I trust you concur with my choice of red typeface as the anger and indignation drips from every diphthong. Lady Bear and I created a drinking game for our new-found friends in Herr Clink’s Mein Kampf Oompah Band. German was never my strongest suit but I believe that ‘my struggle’ captures the essence of the brass ensemble. The object of the game is to read the statement aloud while keeping a straight face. Our German guests are hard task masters and insist on drinking a shot of Schnapps in one go if there is even the slightest inflection in vocal delivery. Lady Bear later reflected that King should be in ‘The Clink‘ and that only the most gullible would accept his ‘victim mentality’ narrative. If he makes enough noise does he hope that we will all forget that King is £30m short of an Old Firm sandwich?
As Voltaire asserted in “Reflexions sur de jonque”: “Lorsque l’on effectue une action, atteint un mauvais résultat, puis répète l’action plusieurs fois attendent un meilleur résultat, on est un peu fou de singe, non?”

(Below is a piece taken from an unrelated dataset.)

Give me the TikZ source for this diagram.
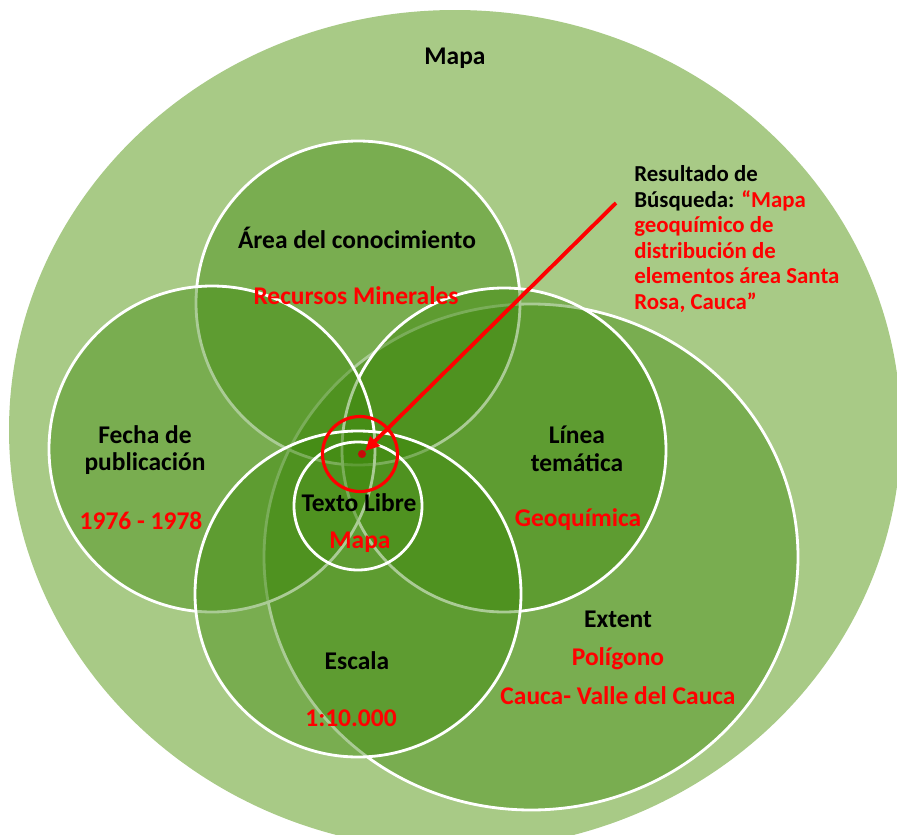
\documentclass[tikz,border=0pt]{standalone}
\usepackage{fontspec}
\setmainfont{Carlito}
\usepackage{tikz}
\usetikzlibrary{arrows.meta,positioning}

\definecolor{mapbg}{RGB}{168,202,134}
\definecolor{setgreen}{RGB}{60,135,10}
\definecolor{hitred}{RGB}{255,0,0}
\definecolor{dotred}{RGB}{200,10,10}

\begin{document}
\begin{tikzpicture}[x=0.02cm,y=-0.02cm,
  setc/.style={fill=setgreen, fill opacity=0.43, draw=white, line width=1.6pt},
  lbl/.style={font=\fontsize{14.5}{15.6}\selectfont\bfseries, align=center, text=black, inner sep=0pt},
  val/.style={lbl, text=hitred},
  dot/.style={circle, fill=dotred, inner sep=0pt, minimum size=4.6pt},
  arr/.style={-{Triangle[length=8pt,width=7.5pt]}, draw=hitred, line width=2.2pt}
]
\clip (0,0) rectangle (897,835);
% fondo
\fill[mapbg] (455,430) ellipse [x radius=446, y radius=420];
% conjuntos
\draw[setc] (531,557) ellipse [x radius=267, y radius=253]; % extent
\draw[setc] (358,303) circle (162); % area
\draw[setc] (504,450) circle (162); % linea
\draw[setc] (212,449) circle (163); % fecha
\draw[setc] (358,594) circle (163); % escala
\draw[draw=white, line width=1.6pt] (358,506) circle (64); % texto libre
\draw[hitred, line width=1.8pt] (360,454) circle (37.5);

\node[lbl] (mapa)      at (455,58)  {Mapa};
\node[lbl] (area)      at (357,238) {Área del conocimiento};
\node[val] (recursos)  at (356,296) {Recursos Minerales};
\node[lbl] (fecha)     at (145,450) {Fecha de\\publicación};
\node[val] (fechaval)  at (141,521) {1976 - 1978};
\node[lbl] (linea)     at (577,449) {Línea\\temática};
\node[val] (lineaval)  at (578,520) {Geoquímica};
\node[lbl] (texto)     at (359,503) {Texto Libre};
\node[val] (textoval)  at (360,542) {Mapa};
\node[lbl] (extent)    at (618,619) {Extent};
\node[val] (poligono)  at (618,659) {Polígono};
\node[val] (region)    at (618,696) {Cauca- Valle del Cauca};
\node[lbl] (escala)    at (357,661) {Escala};
\node[val] (escalaval) at (351,718) {1:10.000};

\node[lbl, font=\fontsize{13}{14.6}\selectfont\bfseries, align=left, anchor=north west] (resultado) at (634,165)
  {Resultado de\\Búsqueda: \textcolor{hitred}{“Mapa}\\\textcolor{hitred}{geoquímico de}\\\textcolor{hitred}{distribución de}\\\textcolor{hitred}{elementos área Santa}\\\textcolor{hitred}{Rosa, Cauca”}};

\coordinate (tail) at (616,203);
\node[dot] (hit) at (362,454) {};
\draw[arr] (tail) -- (hit);
\end{tikzpicture}
\end{document}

My Haberdasher’s prep schoolboy French, although a little rusty, arrived at the following:
“When one carries out an action, that reaches a bad result, then one repeats the same action several times, expecting a better result- one is a little-insane monkey, no?
Lady Bear sends her love.
Yours in Rangers,
Edward (Teddy) Bear Esquire
Neuturmstraße 1, 80331 München, Germany
Lady Bear and a large beer! What more could any red-blooded male ask for. Well a result at Ibrox tomorrow would be a good start when the Jags are visitors. One wonders whether they will take their LSD-inspired mascot to scare the kids. This will not of course be a problem for Mark Warburton’s League of Venerable Gentlemen.
I note that the Ibrox bookmaker, Honest Joey Barton will not be betting in play tomorrow. He’s already on the marble naughty step and as Warburton-On-Sea has been banned from the dugout tomorrow there’s not enough room on the directors’ box naughty step. When I look at the statement my thoughts turn to Warburton’s band on the run and a squirrel to deflect from the poor performamces on the field of play and CFC’s Champions League showing against the Champions-elect of English football. Joey Barton is left of centre, just behind the squirrel:
If I was tasked with composing a sentence or two with ‘appalling; failings; impunity; shocked and safety’, which all feature in the angry prose, I would write the following:
“I am shocked to note that the connectors of three roofs have so severely deteriorated that the safety of spectators is being compromised. This is an appalling failing on the part of the board who by their negligence are threatening the lives of their supporters with impunity.”
This would be much closer to the truth apropos matters at Ibrox.
My love as always to Lady Bear. If she is successful in her bid for the ‘distressed’ chairs from Pittodrie, might I be so bold to suggest a garden promenade at your Chalfonts estate, featuring Herr Clink’s band. We could repair them to seat the entire village.